Your goal - In the material below, please retype the lines from the very first through the one with "values are in", exactly and without pictures.

Dataset section -

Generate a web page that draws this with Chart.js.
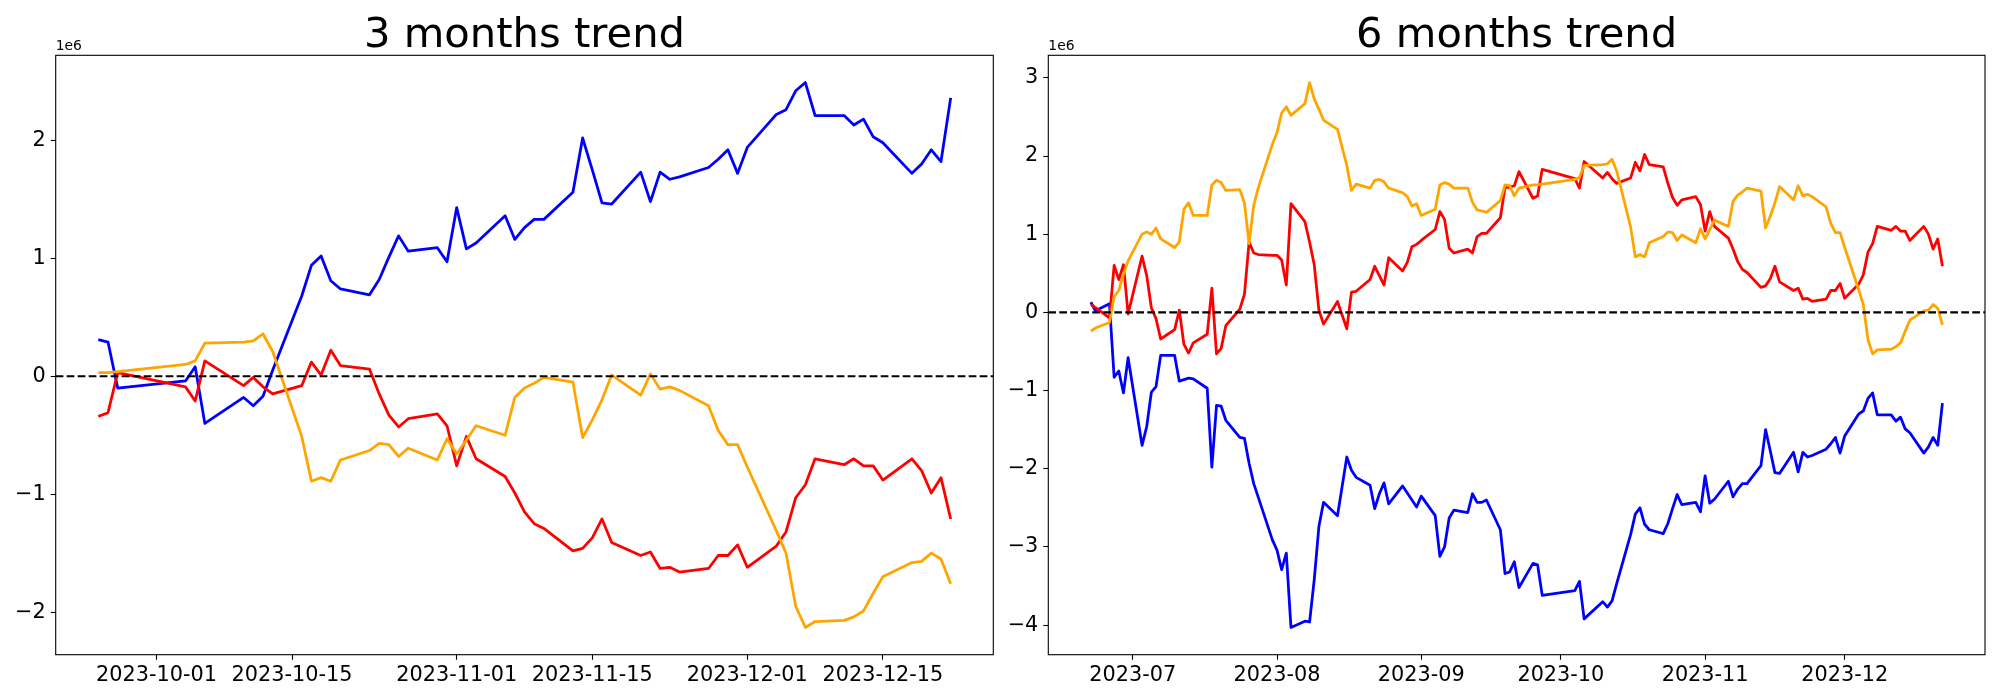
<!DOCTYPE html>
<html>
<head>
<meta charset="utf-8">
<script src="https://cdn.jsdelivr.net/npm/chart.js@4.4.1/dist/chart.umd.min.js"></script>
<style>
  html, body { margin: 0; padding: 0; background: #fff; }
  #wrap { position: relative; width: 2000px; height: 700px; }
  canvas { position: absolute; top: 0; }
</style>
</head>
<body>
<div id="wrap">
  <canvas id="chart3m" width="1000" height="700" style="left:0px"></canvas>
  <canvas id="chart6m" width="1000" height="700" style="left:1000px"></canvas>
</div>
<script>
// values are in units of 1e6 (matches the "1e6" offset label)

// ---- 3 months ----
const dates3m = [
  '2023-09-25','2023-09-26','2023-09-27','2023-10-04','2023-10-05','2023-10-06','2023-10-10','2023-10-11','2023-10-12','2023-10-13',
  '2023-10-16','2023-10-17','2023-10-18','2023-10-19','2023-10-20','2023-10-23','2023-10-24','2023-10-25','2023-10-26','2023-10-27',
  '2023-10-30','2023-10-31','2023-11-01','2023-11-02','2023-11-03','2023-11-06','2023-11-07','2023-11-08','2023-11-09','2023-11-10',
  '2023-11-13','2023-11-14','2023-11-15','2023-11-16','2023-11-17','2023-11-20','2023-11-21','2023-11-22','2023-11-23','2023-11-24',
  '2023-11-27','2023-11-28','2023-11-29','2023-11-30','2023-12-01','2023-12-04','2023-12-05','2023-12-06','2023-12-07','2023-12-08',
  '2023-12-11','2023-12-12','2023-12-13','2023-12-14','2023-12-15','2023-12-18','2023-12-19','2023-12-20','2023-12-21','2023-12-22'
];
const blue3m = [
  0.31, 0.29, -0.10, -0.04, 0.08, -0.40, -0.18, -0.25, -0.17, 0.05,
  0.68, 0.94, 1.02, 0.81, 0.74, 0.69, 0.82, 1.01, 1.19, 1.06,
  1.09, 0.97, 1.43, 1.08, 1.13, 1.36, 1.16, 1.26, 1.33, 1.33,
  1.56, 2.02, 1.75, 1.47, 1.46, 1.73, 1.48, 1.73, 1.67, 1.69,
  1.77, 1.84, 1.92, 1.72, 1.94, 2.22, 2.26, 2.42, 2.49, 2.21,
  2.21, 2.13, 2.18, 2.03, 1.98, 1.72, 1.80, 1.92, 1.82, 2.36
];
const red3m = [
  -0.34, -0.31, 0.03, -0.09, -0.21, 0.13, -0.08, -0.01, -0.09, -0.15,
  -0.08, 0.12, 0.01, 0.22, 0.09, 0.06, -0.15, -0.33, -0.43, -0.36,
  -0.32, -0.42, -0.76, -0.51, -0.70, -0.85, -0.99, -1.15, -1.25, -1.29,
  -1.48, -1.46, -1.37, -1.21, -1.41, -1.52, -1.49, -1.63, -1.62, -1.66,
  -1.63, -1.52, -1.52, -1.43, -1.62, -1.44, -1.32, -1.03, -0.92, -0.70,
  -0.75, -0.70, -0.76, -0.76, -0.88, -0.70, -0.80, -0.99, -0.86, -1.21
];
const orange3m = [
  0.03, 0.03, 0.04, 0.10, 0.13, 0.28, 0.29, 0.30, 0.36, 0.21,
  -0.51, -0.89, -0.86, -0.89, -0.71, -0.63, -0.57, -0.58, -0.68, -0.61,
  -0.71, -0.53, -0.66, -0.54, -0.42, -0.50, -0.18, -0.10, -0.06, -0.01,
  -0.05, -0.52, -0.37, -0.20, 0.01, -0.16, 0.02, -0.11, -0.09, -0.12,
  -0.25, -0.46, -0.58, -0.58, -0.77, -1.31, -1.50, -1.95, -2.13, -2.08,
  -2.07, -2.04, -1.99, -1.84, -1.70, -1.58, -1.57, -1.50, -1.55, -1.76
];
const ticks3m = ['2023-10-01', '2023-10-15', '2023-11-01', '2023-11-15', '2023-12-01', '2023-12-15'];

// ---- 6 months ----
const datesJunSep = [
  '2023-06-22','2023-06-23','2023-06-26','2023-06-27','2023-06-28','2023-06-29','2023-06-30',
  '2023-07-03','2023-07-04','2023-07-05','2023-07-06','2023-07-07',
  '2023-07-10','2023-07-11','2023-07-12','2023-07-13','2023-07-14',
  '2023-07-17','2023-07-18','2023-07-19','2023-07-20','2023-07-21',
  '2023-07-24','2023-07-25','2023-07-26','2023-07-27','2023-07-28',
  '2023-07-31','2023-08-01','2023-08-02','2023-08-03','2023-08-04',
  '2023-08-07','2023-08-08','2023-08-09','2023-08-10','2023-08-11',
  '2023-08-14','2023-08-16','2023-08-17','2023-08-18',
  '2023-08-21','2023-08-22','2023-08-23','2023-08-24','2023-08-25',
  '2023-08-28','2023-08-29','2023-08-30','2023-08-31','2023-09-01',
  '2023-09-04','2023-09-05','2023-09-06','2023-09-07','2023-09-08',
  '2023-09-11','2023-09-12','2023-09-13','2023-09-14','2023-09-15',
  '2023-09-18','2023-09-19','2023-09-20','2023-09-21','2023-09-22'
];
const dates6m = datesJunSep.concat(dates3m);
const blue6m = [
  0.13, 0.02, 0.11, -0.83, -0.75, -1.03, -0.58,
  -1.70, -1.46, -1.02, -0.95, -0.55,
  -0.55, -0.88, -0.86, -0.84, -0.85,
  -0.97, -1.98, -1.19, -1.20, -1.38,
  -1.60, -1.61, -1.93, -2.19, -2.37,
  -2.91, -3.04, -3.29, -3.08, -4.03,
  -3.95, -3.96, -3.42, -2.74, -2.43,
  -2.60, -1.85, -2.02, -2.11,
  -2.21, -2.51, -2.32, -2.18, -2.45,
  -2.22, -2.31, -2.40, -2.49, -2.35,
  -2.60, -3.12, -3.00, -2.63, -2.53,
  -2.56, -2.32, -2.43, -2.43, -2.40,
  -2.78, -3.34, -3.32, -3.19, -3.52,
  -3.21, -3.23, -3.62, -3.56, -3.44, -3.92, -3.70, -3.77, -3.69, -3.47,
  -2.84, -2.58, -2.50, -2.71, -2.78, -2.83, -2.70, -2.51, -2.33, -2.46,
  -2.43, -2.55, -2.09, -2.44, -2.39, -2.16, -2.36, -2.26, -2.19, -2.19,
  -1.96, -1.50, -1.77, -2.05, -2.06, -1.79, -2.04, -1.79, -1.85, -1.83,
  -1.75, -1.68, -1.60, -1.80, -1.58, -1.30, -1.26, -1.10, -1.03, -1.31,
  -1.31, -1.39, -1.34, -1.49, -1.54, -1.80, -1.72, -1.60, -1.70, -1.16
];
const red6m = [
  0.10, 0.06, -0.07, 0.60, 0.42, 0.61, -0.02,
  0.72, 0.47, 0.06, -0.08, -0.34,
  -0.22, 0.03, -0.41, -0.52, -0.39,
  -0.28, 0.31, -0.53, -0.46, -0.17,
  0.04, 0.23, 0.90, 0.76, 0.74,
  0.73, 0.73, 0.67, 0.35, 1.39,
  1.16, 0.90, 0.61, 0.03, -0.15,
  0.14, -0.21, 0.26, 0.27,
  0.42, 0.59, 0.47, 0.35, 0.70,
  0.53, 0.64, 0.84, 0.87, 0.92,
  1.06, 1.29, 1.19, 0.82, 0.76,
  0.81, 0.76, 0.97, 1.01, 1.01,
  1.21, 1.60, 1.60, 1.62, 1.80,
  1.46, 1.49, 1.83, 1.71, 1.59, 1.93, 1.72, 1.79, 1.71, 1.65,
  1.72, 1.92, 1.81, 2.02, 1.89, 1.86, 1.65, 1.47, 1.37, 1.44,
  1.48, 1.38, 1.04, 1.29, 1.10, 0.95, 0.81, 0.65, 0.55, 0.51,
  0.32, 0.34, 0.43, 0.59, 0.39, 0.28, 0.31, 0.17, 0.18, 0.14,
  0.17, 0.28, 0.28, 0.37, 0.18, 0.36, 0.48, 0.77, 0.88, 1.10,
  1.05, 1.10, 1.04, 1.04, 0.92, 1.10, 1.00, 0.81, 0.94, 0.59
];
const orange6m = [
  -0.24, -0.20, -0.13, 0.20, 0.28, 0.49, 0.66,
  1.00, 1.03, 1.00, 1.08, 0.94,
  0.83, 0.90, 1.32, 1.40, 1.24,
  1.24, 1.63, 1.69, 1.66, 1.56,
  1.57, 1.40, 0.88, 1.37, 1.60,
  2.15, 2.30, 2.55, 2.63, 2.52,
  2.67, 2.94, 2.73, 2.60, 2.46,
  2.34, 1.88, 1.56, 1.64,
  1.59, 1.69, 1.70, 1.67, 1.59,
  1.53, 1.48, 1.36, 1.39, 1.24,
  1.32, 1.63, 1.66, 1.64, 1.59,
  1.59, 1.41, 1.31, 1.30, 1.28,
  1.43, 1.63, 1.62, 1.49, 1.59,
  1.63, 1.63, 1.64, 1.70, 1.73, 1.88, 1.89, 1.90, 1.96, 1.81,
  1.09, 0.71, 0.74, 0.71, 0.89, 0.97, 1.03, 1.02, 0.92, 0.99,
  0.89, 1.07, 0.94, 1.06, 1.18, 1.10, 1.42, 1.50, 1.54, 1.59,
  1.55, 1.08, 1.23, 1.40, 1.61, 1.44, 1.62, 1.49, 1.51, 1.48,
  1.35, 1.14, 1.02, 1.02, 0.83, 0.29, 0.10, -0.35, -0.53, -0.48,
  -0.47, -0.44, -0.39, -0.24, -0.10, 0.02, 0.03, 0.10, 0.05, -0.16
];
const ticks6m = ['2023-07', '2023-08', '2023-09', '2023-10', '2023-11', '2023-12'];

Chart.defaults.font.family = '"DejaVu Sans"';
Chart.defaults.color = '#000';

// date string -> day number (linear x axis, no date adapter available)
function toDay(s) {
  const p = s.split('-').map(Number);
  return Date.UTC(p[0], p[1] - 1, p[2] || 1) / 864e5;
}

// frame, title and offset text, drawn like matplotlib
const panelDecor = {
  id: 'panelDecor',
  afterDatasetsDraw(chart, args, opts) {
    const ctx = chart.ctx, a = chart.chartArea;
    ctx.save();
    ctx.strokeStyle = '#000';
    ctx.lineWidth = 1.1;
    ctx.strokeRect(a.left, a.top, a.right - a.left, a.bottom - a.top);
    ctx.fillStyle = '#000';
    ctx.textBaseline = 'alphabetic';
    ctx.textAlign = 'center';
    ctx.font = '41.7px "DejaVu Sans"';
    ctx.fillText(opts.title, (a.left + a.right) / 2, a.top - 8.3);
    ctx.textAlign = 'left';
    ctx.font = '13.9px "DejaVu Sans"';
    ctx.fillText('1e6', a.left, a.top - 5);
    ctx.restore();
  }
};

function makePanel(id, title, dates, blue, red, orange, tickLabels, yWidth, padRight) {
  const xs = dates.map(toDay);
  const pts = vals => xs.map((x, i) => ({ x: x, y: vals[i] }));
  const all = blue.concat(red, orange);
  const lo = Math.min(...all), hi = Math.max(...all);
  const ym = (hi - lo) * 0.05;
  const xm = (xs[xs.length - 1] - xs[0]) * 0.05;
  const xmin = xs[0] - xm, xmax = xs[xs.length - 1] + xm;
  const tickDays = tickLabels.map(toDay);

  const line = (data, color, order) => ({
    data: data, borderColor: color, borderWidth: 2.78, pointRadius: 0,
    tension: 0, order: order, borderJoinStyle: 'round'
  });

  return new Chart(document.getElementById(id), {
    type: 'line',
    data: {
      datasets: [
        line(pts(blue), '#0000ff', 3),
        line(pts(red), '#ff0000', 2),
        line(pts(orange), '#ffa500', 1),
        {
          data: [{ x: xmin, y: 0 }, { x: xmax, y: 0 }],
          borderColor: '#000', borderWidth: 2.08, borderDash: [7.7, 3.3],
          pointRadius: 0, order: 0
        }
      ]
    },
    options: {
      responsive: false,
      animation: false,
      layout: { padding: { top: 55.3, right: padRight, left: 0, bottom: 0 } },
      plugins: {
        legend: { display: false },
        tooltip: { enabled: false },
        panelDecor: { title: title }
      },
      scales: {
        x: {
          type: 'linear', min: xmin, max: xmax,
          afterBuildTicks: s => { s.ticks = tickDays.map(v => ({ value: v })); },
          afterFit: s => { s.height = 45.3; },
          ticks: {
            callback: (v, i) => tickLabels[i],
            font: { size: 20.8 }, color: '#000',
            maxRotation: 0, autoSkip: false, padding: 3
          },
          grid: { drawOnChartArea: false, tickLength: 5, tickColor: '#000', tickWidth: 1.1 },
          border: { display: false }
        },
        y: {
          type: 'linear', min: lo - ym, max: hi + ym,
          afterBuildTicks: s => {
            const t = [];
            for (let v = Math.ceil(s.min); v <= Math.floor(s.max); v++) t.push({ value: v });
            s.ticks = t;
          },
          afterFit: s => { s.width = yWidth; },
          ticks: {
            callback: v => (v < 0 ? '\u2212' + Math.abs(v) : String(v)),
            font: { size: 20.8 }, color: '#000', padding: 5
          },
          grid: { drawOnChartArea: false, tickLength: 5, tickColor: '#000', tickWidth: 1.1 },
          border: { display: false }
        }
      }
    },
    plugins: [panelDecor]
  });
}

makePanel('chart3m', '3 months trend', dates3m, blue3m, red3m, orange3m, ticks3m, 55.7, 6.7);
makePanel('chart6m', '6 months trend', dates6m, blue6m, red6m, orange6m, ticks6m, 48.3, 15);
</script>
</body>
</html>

Correct result -
Generate a web page that draws this with Chart.js.
<!DOCTYPE html>
<html>
<head>
<meta charset="utf-8">
<script src="https://cdn.jsdelivr.net/npm/chart.js@4.4.1/dist/chart.umd.min.js"></script>
<style>
  html, body { margin: 0; padding: 0; background: #fff; }
  #wrap { position: relative; width: 2000px; height: 700px; }
  canvas { position: absolute; top: 0; }
</style>
</head>
<body>
<div id="wrap">
  <canvas id="chart3m" width="1000" height="700" style="left:0px"></canvas>
  <canvas id="chart6m" width="1000" height="700" style="left:1000px"></canvas>
</div>
<script>
// values are in units of 1e6 (matches the "1e6" offset label)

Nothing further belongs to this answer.